Immediately after Marvel’s latest extravagant Christmas party had been thrown, the company laid off the woman who’d planned the festivities, along with a few dozen other employees, including several editors, and canceled more than twenty titles. It was the first time Marvel had instituted layoffs since 1957, but it wouldn’t be the last.

O
n December 28, Marvel announced the acquisition of the New Jersey distribution business Heroes World. The two companies had a deep history. When former Marvel president Al Landau had been fired in 1975, Landau’s number two, Ivan Snyder, had been given inventory of licensed product as his severance package. Over the next two decades, Snyder had turned that inventory into a series of New Jersey comic stores, and eventually into a distributor that claimed an 8 percent share of the market. Heroes World was primarily a regional business, serving the tri-state area, but the Marvel team scouting for distributors decided that paired with a new troop of sales reps, it would serve Marvel’s purposes. The top-level executives at the Townhouse never consulted the architects of the original plan. “Had I known that all we were going to have was a telemarketing staff and a warehouse,” said a member of the sales team, “I would have stuck with the old plan, and let the chips fall where they may. The whole reason for Heroes World was to get people into the field. No amount of telemarketing could do that. To me, that was a fatal flaw.”
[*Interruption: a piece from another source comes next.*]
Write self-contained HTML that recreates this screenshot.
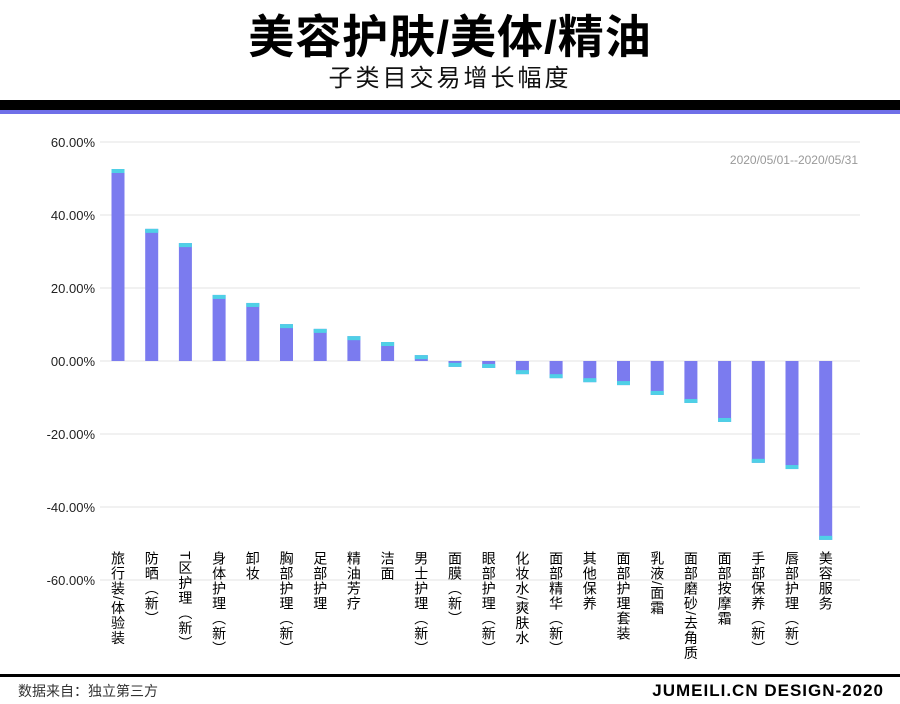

Unfortunately, Marvel soon dragged the entire industry into its clumsy business strategies. On March 1, 1995, a leaked memo divulged Marvel’s plan to make Heroes World its exclusive distributor, meaning that any comic store desiring access to the publisher that held 40 percent of the industry market share was forced to open an account. All other distributors, meanwhile, were left out in the cold. By the time of Marvel’s official announcement on March 3, Capital City, the number-two distributor, had filed suit against Marvel for unfair termination of its distribution contract; an undisclosed settlement was reached within days. DC Comics and Image Comics also reacted quickly, announcing that they had signed an exclusive arrangement with Diamond, the number-one distributor. Capital City brought a similar lawsuit against DC Comics and then signed exclusive deals with several smaller comic publishers. Retailers panicked. Smaller distributors, suddenly denied access to the majority of their product, folded.

A week later, Marvel announced that it had purchased the trading card company Skybox—competitor to Marvel’s own money-losing Fleer, and a license holder for cards featuring DC Comics and Image Comics characters—for $150 million. The reaction was one of disbelief. Marvel Comics, which had just suffered layoffs for the first time in nearly forty years, was siphoning money into the imploding card industry?

At the end of the month, a group of Marvel employees, including Terry Stewart and Richard Rogers, hit the road on a nineteen-city Marvelution PR tour, meeting with concerned distributors and retailers. “The first presentation was a disaster,” recalled one staffer. “People wanted us to talk to them about what was happening, not receive a thirty-minute editorial presentation. People wanted to find out where their comics were coming from—they didn’t care what was happening in
X-Men
.” The presentation modified as the tour wore on, and soon Marvel was peddling a “Covenant of Partnership” with the rest of the industry and spouting contradictory logic that convinced nobody: on one hand, the contraction of the industry was caused by a “lack of available product”; on the other hand, smaller publishers were filling the racks with “clutter” that distracted customers from “reliable Marvel product.” The question-and-answer sessions that followed were tense. Asked for reassurance that Marvel wouldn’t squeeze out retailers the way it had squeezed out distributors, Stewart steamrolled along through his talking points.

“Does that answer your question?” he asked, winding up.

“No, not really,” said the retailer.